Fico possesso quando penso no
Maracanã. Em 1950, o Brasil tinha mais de 70% de analfabetos, só uma
meia dúzia de universidades, doenças e misérias sem fim e, mesmo assim,
resolveram fazer uma Copa por aqui. Mas não resolveram apenas fazer uma
Copa. Não! Resolveram fazer também um estádio novinho em folha. E não
foi um estádio modesto, não. Os caras simplesmente resolveram fazer o
maior estádio do mundo. Carlos Lacerda, o avô dos anti-Copa, bem que
advertiu contra esse gasto absurdo, contra essa megalomania tupiniquim.
Mas o pessoal fez assim mesmo e o Maracanã acabou virando um “templo do
futebol mundial”. Frescura! Sempre fico pensando que, com aquele
concreto todo, dava para construir uma gigantesca prisão e botar todos
os mendigos do Brasil lá dentro, ao invés de jogá-los no rio Guandú,
como Carlos Lacerda fez. Essa sim teria sido uma grande e útil obra!

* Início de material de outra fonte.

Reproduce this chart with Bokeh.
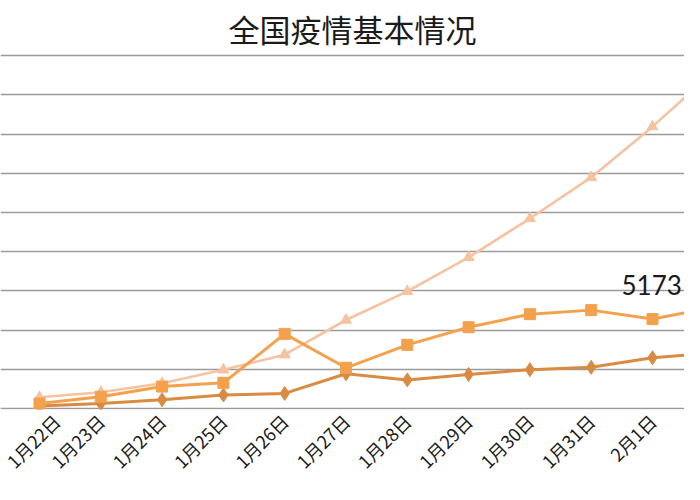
import math
from bokeh.plotting import figure
from bokeh.models import Range1d, FixedTicker, Title, ColumnDataSource
from bokeh.core.properties import value
from bokeh.embed import file_html
from bokeh.resources import INLINE

# ---- data ----
dates = ["1月22日", "1月23日", "1月24日", "1月25日", "1月26日", "1月27日",
         "1月28日", "1月29日", "1月30日", "1月31日", "2月1日", "2月2日"]
new_confirmed = [131, 259, 444, 688, 769, 1771, 1459, 1737, 1982, 2102, 2590, 2829]
new_suspected = [257, 600, 1118, 1309, 3806, 2077, 3248, 4148, 4812, 5019, 4562, 5173]
cum_confirmed = [571, 830, 1287, 1975, 2744, 4515, 5974, 7711, 9692, 11791, 14380, 17205]
y_ticks = [0, 2000, 4000, 6000, 8000, 10000, 12000, 14000, 16000, 18000]
label_index = 11  # the data label shown (2月2日 new suspected)

idx = list(range(len(dates)))

FW, FH = 684, 356
TOP, BOTTOM = 53, 75
px_per_idx = 61.3
px_per_2000 = 39.2
x0 = -39 / px_per_idx
y0 = -1 * 2000 / px_per_2000
p = figure(frame_width=FW, frame_height=FH, output_backend="svg", toolbar_location=None,
           x_range=Range1d(x0, x0 + FW / px_per_idx),
           y_range=Range1d(y0, y0 + FH * 2000 / px_per_2000),
           min_border_left=0, min_border_right=0,
           min_border_top=TOP, min_border_bottom=BOTTOM,
           background_fill_color="white", border_fill_color="white",
           outline_line_color=None)

p.title = Title(text="全国疫情基本情况", align="left", offset=228,
                text_font="Noto Sans CJK SC", text_font_size="31px",
                text_font_style="normal", text_color="#1a1a1a", standoff=5)

p.yaxis.visible = False
p.ygrid.ticker = FixedTicker(ticks=y_ticks)
p.ygrid.grid_line_color = "#9a9a9a"
p.ygrid.grid_line_width = 1.6
p.xgrid.visible = False

p.xaxis.ticker = FixedTicker(ticks=idx)
p.xaxis.major_label_overrides = {i: d for i, d in zip(idx, dates)}
p.xaxis.major_label_orientation = math.pi / 4
p.xaxis.major_label_text_font = "Noto Sans CJK SC"
p.xaxis.major_label_text_font_size = "18px"
p.xaxis.major_label_text_color = "#1a1a1a"
p.xaxis.axis_line_color = None
p.xaxis.major_tick_line_color = None
p.xaxis.minor_tick_line_color = None
p.xaxis.major_tick_out = 0
p.xaxis.major_label_standoff = 8

src = ColumnDataSource(dict(x=idx, nc=new_confirmed, ns=new_suspected, cc=cum_confirmed))

c_tri = "#F6C3A0"
c_sq = "#F4A14E"
c_dia = "#D98B43"

p.line("x", "cc", source=src, line_color=c_tri, line_width=2.6)
p.scatter("x", "cc", source=src, marker="triangle", size=11,
          fill_color=c_tri, line_color=c_tri)

p.line("x", "nc", source=src, line_color=c_dia, line_width=3)
p.scatter("x", "nc", source=src, marker="diamond", size=14,
          fill_color=c_dia, line_color=c_dia)

p.line("x", "ns", source=src, line_color=c_sq, line_width=3)
p.scatter("x", "ns", source=src, marker="square", size=11,
          fill_color=c_sq, line_color=c_sq)

# data label for the last (partly off-frame) point, pulled inside the frame
lab = ColumnDataSource(dict(x=[idx[label_index]], y=[new_suspected[label_index]],
                            t=[str(new_suspected[label_index])]))
p.text("x", "y", text="t", source=lab, text_font=value("Lato"),
       text_font_size="26px", text_color="#1a1a1a", text_align="right",
       text_baseline="bottom", x_offset=-32, y_offset=-12)

open("out.html", "w").write(file_html(p, INLINE))
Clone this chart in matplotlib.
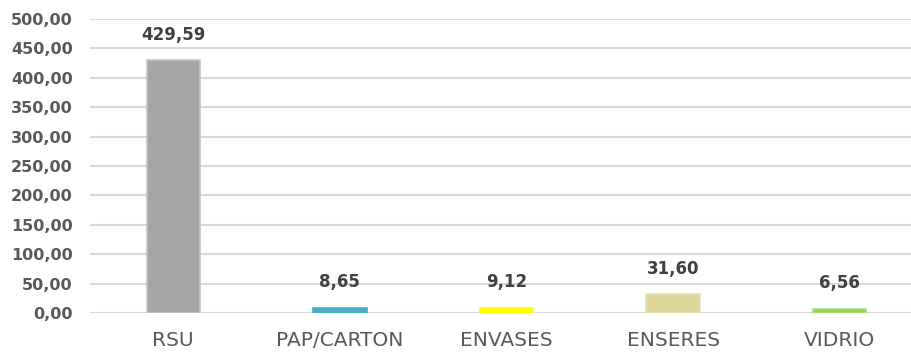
"""
Bar chart of collected waste by type.
"""
from matplotlib import pyplot as plt
import numpy as np

categories = ['RSU', 'PAP/CARTON', 'ENVASES', 'ENSERES', 'VIDRIO']
values = [429.59, 8.65, 9.12, 31.60, 6.56]
colors = ['#A5A5A5', '#4BACC6', '#FFFF00', '#DDD59A', '#92D050']
edges = ['#C4C4C4', '#4BACC6', '#FFFF00', '#E6E0B0', '#A9DA7A']
yticks = [0, 50, 100, 150, 200, 250, 300, 350, 400, 450, 500]

plt.rcParams['font.family'] = ['DejaVu Sans']

fig = plt.figure(figsize=(9.11, 3.54), dpi=100)
ax = fig.add_axes([90 / 911, 41 / 354, 821 / 911, 294 / 354])

x = np.arange(len(categories))
ax.bar(x, values, width=0.32, color=colors, edgecolor=edges, linewidth=1.2, zorder=3)

for xi, v in zip(x, values):
    ax.annotate(f'{v:.2f}'.replace('.', ','), (xi, v), xytext=(0, 12), textcoords='offset points',
                ha='center', va='bottom', fontsize=12, fontweight='bold', color='#404040')

ax.set_xlim(-0.5, 821 / 166.6 - 0.5)
ax.set_ylim(0, 500)
ax.set_yticks(yticks)
ax.set_yticklabels([f'{t:.2f}'.replace('.', ',') for t in yticks],
                   fontsize=11.5, fontweight='bold', color='#595959')
ax.set_xticks(x)
ax.set_xticklabels(categories, fontsize=14.5, color='#595959')
ax.tick_params(axis='y', length=0, pad=12.5)
ax.tick_params(axis='x', length=0, pad=13)

ax.grid(axis='y', color='#D9D9D9', linewidth=1.5, zorder=0)
for s in ax.spines.values():
    s.set_visible(False)

fig.savefig('out.png', dpi=100)
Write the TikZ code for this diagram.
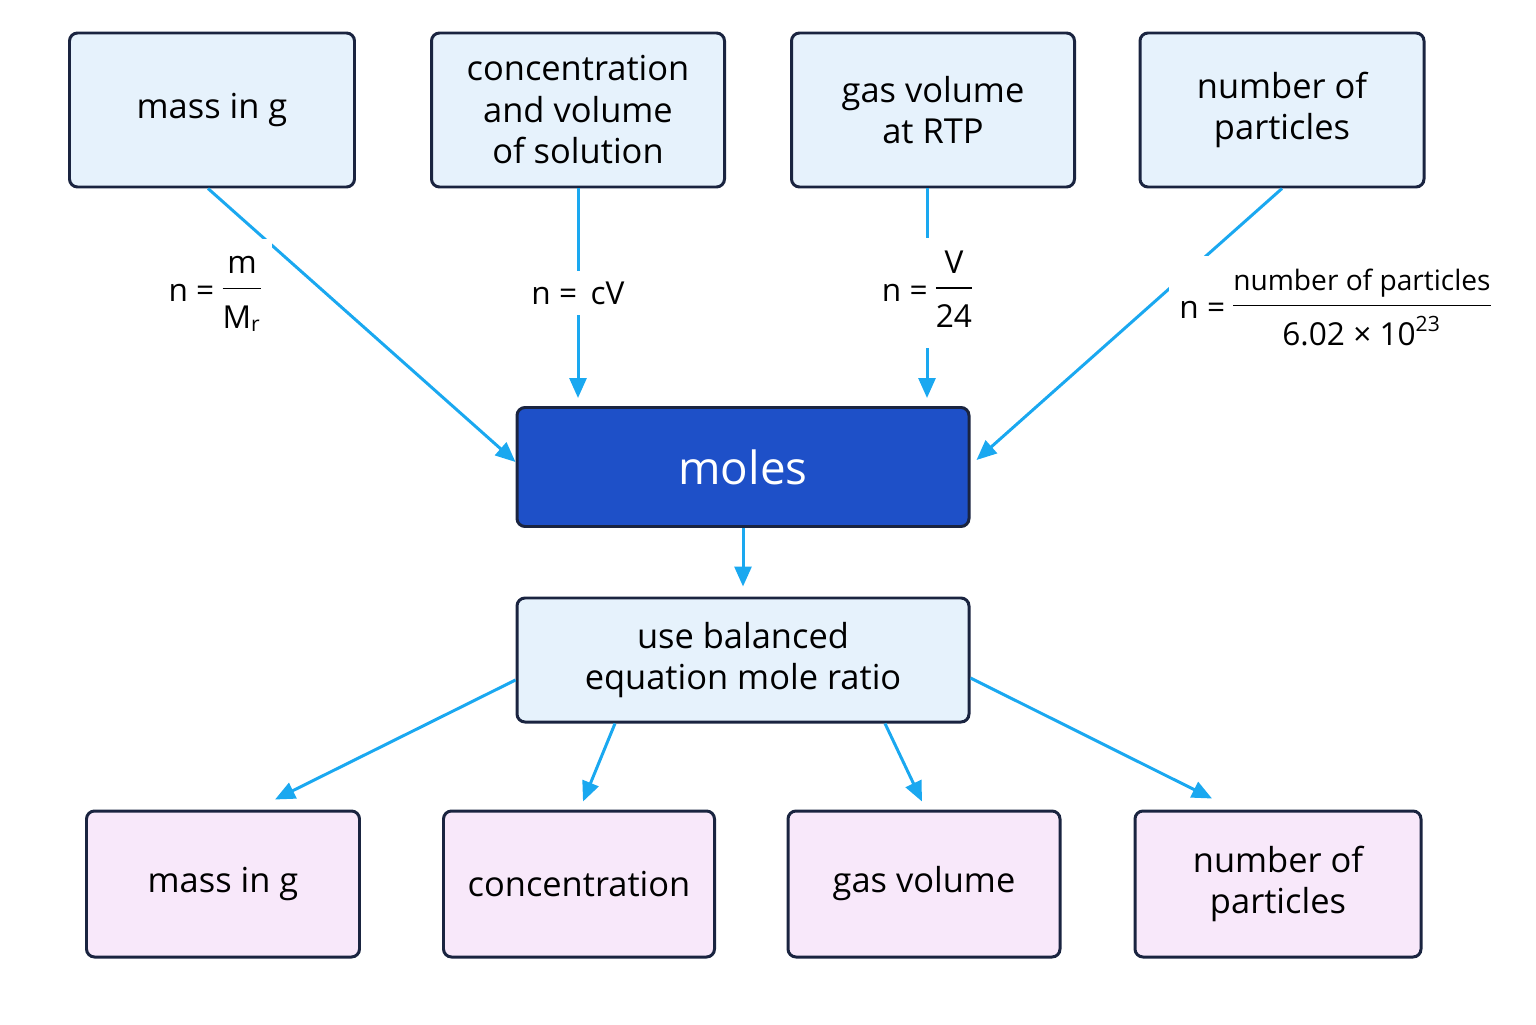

Fico mais possesso ainda quando
penso no Juscelino. O pessoal de hoje fica falando da Dilma, mas o
Juscelino era muito pior. Estivesse ele na ala vip do Itaquerão, teria
sido esquartejado. Imaginem só, o Brasil com mais da metade da população
na miséria e no analfabetismo, sem Bolsa Família, sem Brasil Carinhoso,
sem Prouni, sem Reuni, sem Fies, sem Ciência sem Fronteiras, sem Mais
Médicos, sem Minha Casa, Minha Vida, sem Transposição do São Francisco,
sem qualquer coisa, e o sujeito me resolve construir uma cidade inteira
no meio do nada! E ainda ficou justificando que era para “levar o
desenvolvimento para o interior”. Ora, era muito mais fácil e barato
botar a capital em Juiz de Fora, que fica bem mais perto do Rio e já
estava pronta. Estava tudo resolvido. O Aécio não é senador por Minas e
não vive no Rio? Então?
Agora, eu fico apoplético é com
a origem de tudo isso, de toda essa cultura da gastança desnecessária. A
Coroa portuguesa, essa devassa. Portugal, na transição do século XV
para século XVI, cheio de miseráveis, com 99,999% de analfabetos, até
peste bubônica tinha, e os gajos me resolvem jogar dinheiro e recursos
fora com os tais dos “descobrimentos”. Era um tal de mandar o Fernão de
Magalhães para lá, o Vasco da Gama para acolá, o Pedro Álvares Cabral
para cá. Era uma farra só. Com dobrões públicos!
E o pior é que os caras nem
sabiam direito para onde iam! Quando perguntados, diziam com um sorriso
cínico: estou a procurar terras desconhecidas a serviço de Sua
Majestade. Diziam que queriam achar “uma nova rota para as Índias”. Ora,
se já existia uma para que queriam outra? Só para jogar dinheiro fora.
Picaretas! Além de gastar inutilmente os parcos recursos do país, ainda
arriscavam a vida das pessoas, pois todo o mundo sabe que, naquela
época, a Terra era plana, e chegando-se aos seus confins, as naus caíam
todas num abismo sem fim. Irresponsáveis!
Ainda tiveram o topete de
contratar o tal do Camões para fazer o marketing dessa picaretagem toda.
Igualzinho aos “blogs sujos” de hoje!
Razão tinha o Velho do Restelo, que avisou que nada disso ia dar certo.